Notice that, when using BPE, a prefixation will deteriorate the segmentation.


"bidirectional" is segmented as `'▁bi', 'direction', 'al'` and therefore does not share a representation with its base, `'▁direction'` (which is different from `'direction'`, an intra-word token).

See the reference paper (if you can read French) or https://aclanthology.org/2021.acl-long.279/

In [None]:
[mt5_tokenizer.tokenize(token) for token in ["bidirectional", "directional", "direction"]]

[['▁bi', 'direction', 'al'], ['▁direction', 'al'], ['▁direction']]

This does not mean that the segmentation of suffixes is perfect either!

See here, for example, "generalization" does not share any representation from its base "generalize", as they are segmented differently.

In [None]:
[mt5_tokenizer.tokenize(token) for token in ["generalize", "generalization"]]

[['▁generaliz', 'e'], ['▁general', 'ization']]

This is one of the main goals of this project: will byte-level model outperform a BPE-based model?

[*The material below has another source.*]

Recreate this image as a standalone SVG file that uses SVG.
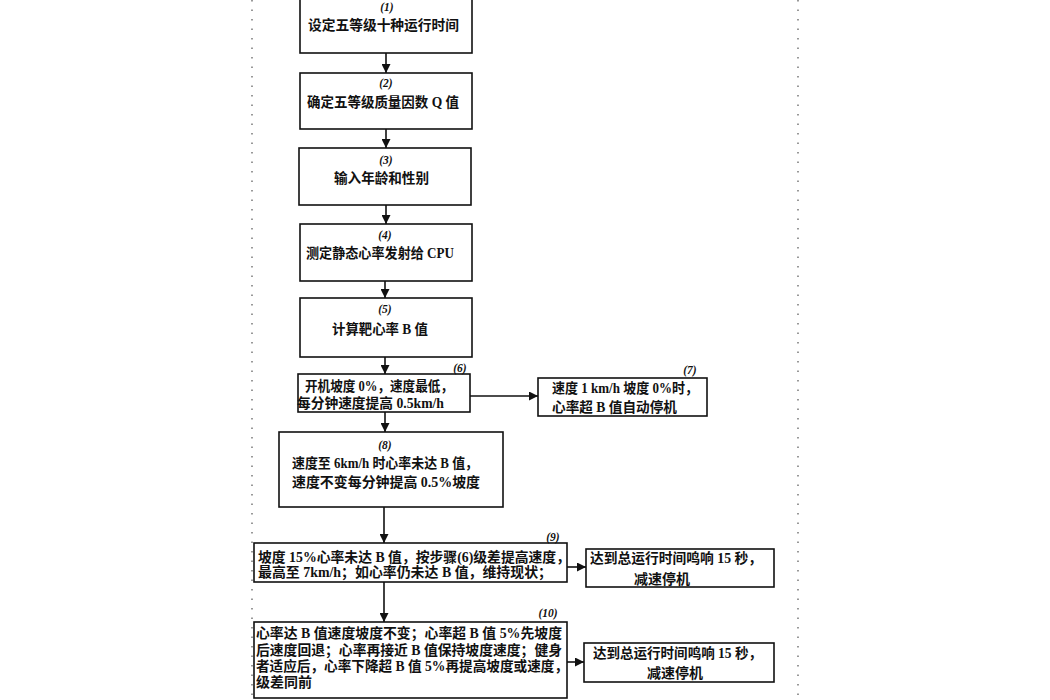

If yes, is it because the byte-level model is better at modeling morphology?

In [None]:
byt5_tokenizer = AutoTokenizer.from_pretrained("google/byt5-small", legacy=False)


tokenizer_config.json:   0%|          | 0.00/2.59k [00:00<?, ?B/s]

config.json:   0%|          | 0.00/698 [00:00<?, ?B/s]

special_tokens_map.json:   0%|          | 0.00/2.50k [00:00<?, ?B/s]

With a byte-level models, "bidirectional" shares all letters from its base "directional". I see two main drawbacks, what are they?

In [None]:
[byt5_tokenizer.tokenize(token) for token in ["bidirectional", "directional", "direction"]]

[['b', 'i', 'd', 'i', 'r', 'e', 'c', 't', 'i', 'o', 'n', 'a', 'l'],
 ['d', 'i', 'r', 'e', 'c', 't', 'i', 'o', 'n', 'a', 'l'],
 ['d', 'i', 'r', 'e', 'c', 't', 'i', 'o', 'n']]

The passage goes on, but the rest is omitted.